• _Instructions for the task_:
Exactly as they appear, output all of the entries.

• _Record set_:
-*-*-

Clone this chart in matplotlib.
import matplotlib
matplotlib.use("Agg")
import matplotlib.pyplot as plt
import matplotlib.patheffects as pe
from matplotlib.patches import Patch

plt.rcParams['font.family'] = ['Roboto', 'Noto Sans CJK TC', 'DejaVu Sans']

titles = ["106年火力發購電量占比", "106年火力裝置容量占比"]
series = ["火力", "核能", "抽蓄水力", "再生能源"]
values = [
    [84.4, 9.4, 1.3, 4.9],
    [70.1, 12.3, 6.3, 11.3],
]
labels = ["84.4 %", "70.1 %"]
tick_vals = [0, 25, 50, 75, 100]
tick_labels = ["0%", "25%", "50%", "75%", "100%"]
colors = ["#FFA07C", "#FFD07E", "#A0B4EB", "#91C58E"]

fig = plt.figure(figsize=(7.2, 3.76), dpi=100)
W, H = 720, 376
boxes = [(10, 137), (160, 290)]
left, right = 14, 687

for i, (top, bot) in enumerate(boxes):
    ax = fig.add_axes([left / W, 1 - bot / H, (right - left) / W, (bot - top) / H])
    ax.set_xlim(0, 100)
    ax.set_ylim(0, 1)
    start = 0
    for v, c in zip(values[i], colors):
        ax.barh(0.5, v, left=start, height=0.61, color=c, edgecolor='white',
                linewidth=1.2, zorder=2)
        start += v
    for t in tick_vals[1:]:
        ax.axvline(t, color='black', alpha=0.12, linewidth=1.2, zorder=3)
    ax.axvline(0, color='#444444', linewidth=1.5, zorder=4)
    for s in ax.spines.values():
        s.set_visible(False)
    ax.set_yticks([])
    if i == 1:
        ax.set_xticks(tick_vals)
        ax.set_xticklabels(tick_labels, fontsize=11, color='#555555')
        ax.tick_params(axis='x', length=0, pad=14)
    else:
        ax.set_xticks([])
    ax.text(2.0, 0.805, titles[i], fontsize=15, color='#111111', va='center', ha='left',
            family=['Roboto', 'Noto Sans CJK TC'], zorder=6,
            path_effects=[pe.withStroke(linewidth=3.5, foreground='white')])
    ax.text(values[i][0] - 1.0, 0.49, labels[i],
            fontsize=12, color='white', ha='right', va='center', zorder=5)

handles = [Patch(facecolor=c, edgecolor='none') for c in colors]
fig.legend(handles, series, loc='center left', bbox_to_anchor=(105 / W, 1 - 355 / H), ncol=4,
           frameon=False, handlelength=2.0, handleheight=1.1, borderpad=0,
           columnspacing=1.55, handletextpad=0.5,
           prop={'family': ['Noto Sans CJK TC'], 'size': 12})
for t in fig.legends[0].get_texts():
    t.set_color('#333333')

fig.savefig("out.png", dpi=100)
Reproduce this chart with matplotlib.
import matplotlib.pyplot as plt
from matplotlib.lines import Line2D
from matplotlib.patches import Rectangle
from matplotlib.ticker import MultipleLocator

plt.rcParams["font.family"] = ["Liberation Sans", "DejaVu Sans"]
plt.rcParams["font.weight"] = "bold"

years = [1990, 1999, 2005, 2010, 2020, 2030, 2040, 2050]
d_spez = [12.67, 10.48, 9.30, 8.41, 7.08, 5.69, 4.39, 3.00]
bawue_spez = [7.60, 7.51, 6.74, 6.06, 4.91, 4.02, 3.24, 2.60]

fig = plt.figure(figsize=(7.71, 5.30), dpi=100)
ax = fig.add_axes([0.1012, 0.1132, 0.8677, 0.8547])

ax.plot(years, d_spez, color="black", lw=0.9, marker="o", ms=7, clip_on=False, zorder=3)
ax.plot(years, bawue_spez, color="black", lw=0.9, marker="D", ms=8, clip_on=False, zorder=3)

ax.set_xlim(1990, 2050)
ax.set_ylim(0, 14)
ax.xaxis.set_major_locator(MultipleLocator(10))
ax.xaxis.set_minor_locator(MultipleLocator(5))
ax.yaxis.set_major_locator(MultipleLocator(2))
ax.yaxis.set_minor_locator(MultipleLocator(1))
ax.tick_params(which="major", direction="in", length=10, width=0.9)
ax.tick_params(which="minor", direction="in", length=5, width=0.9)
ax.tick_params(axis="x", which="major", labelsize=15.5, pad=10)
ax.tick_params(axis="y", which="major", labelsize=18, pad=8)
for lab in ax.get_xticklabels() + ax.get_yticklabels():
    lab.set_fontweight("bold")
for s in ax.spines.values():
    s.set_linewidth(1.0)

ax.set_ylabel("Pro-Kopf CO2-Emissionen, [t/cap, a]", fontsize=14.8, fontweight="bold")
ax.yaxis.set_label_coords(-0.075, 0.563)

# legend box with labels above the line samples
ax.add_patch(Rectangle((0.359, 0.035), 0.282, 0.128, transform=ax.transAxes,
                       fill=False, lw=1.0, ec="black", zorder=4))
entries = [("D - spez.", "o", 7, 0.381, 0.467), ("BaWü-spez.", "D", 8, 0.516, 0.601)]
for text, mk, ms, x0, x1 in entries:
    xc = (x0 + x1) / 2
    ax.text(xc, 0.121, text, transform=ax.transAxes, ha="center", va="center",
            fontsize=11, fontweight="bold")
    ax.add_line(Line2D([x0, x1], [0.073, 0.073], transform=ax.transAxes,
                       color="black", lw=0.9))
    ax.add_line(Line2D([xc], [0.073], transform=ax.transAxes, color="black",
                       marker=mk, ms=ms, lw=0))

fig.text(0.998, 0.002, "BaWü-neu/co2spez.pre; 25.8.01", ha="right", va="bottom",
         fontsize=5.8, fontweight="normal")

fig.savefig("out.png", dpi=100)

-*-*-

• _Response below_:
Clone this chart in matplotlib.
import matplotlib
matplotlib.use("Agg")
import matplotlib.pyplot as plt
import matplotlib.patheffects as pe
from matplotlib.patches import Patch

plt.rcParams['font.family'] = ['Roboto', 'Noto Sans CJK TC', 'DejaVu Sans']

titles = ["106年火力發購電量占比", "106年火力裝置容量占比"]
series = ["火力", "核能", "抽蓄水力", "再生能源"]
values = [
    [84.4, 9.4, 1.3, 4.9],
    [70.1, 12.3, 6.3, 11.3],
]
labels = ["84.4 %", "70.1 %"]
tick_vals = [0, 25, 50, 75, 100]
tick_labels = ["0%", "25%", "50%", "75%", "100%"]
colors = ["#FFA07C", "#FFD07E", "#A0B4EB", "#91C58E"]

fig = plt.figure(figsize=(7.2, 3.76), dpi=100)
W, H = 720, 376
boxes = [(10, 137), (160, 290)]
left, right = 14, 687

for i, (top, bot) in enumerate(boxes):
    ax = fig.add_axes([left / W, 1 - bot / H, (right - left) / W, (bot - top) / H])
    ax.set_xlim(0, 100)
    ax.set_ylim(0, 1)
    start = 0
    for v, c in zip(values[i], colors):
        ax.barh(0.5, v, left=start, height=0.61, color=c, edgecolor='white',
                linewidth=1.2, zorder=2)
        start += v
    for t in tick_vals[1:]:
        ax.axvline(t, color='black', alpha=0.12, linewidth=1.2, zorder=3)
    ax.axvline(0, color='#444444', linewidth=1.5, zorder=4)
    for s in ax.spines.values():
        s.set_visible(False)
    ax.set_yticks([])
    if i == 1:
        ax.set_xticks(tick_vals)
        ax.set_xticklabels(tick_labels, fontsize=11, color='#555555')
        ax.tick_params(axis='x', length=0, pad=14)
    else:
        ax.set_xticks([])
    ax.text(2.0, 0.805, titles[i], fontsize=15, color='#111111', va='center', ha='left',
            family=['Roboto', 'Noto Sans CJK TC'], zorder=6,
            path_effects=[pe.withStroke(linewidth=3.5, foreground='white')])
    ax.text(values[i][0] - 1.0, 0.49, labels[i],
            fontsize=12, color='white', ha='right', va='center', zorder=5)

handles = [Patch(facecolor=c, edgecolor='none') for c in colors]
fig.legend(handles, series, loc='center left', bbox_to_anchor=(105 / W, 1 - 355 / H), ncol=4,
           frameon=False, handlelength=2.0, handleheight=1.1, borderpad=0,
           columnspacing=1.55, handletextpad=0.5,
           prop={'family': ['Noto Sans CJK TC'], 'size': 12})
for t in fig.legends[0].get_texts():
    t.set_color('#333333')

fig.savefig("out.png", dpi=100)
Reproduce this chart with matplotlib.
import matplotlib.pyplot as plt
from matplotlib.lines import Line2D
from matplotlib.patches import Rectangle
from matplotlib.ticker import MultipleLocator

plt.rcParams["font.family"] = ["Liberation Sans", "DejaVu Sans"]
plt.rcParams["font.weight"] = "bold"

years = [1990, 1999, 2005, 2010, 2020, 2030, 2040, 2050]
d_spez = [12.67, 10.48, 9.30, 8.41, 7.08, 5.69, 4.39, 3.00]
bawue_spez = [7.60, 7.51, 6.74, 6.06, 4.91, 4.02, 3.24, 2.60]

fig = plt.figure(figsize=(7.71, 5.30), dpi=100)
ax = fig.add_axes([0.1012, 0.1132, 0.8677, 0.8547])

ax.plot(years, d_spez, color="black", lw=0.9, marker="o", ms=7, clip_on=False, zorder=3)
ax.plot(years, bawue_spez, color="black", lw=0.9, marker="D", ms=8, clip_on=False, zorder=3)

ax.set_xlim(1990, 2050)
ax.set_ylim(0, 14)
ax.xaxis.set_major_locator(MultipleLocator(10))
ax.xaxis.set_minor_locator(MultipleLocator(5))
ax.yaxis.set_major_locator(MultipleLocator(2))
ax.yaxis.set_minor_locator(MultipleLocator(1))
ax.tick_params(which="major", direction="in", length=10, width=0.9)
ax.tick_params(which="minor", direction="in", length=5, width=0.9)
ax.tick_params(axis="x", which="major", labelsize=15.5, pad=10)
ax.tick_params(axis="y", which="major", labelsize=18, pad=8)
for lab in ax.get_xticklabels() + ax.get_yticklabels():
    lab.set_fontweight("bold")
for s in ax.spines.values():
    s.set_linewidth(1.0)

ax.set_ylabel("Pro-Kopf CO2-Emissionen, [t/cap, a]", fontsize=14.8, fontweight="bold")
ax.yaxis.set_label_coords(-0.075, 0.563)

# legend box with labels above the line samples
ax.add_patch(Rectangle((0.359, 0.035), 0.282, 0.128, transform=ax.transAxes,
                       fill=False, lw=1.0, ec="black", zorder=4))
entries = [("D - spez.", "o", 7, 0.381, 0.467), ("BaWü-spez.", "D", 8, 0.516, 0.601)]
for text, mk, ms, x0, x1 in entries:
    xc = (x0 + x1) / 2
    ax.text(xc, 0.121, text, transform=ax.transAxes, ha="center", va="center",
            fontsize=11, fontweight="bold")
    ax.add_line(Line2D([x0, x1], [0.073, 0.073], transform=ax.transAxes,
                       color="black", lw=0.9))
    ax.add_line(Line2D([xc], [0.073], transform=ax.transAxes, color="black",
                       marker=mk, ms=ms, lw=0))

fig.text(0.998, 0.002, "BaWü-neu/co2spez.pre; 25.8.01", ha="right", va="bottom",
         fontsize=5.8, fontweight="normal")

fig.savefig("out.png", dpi=100)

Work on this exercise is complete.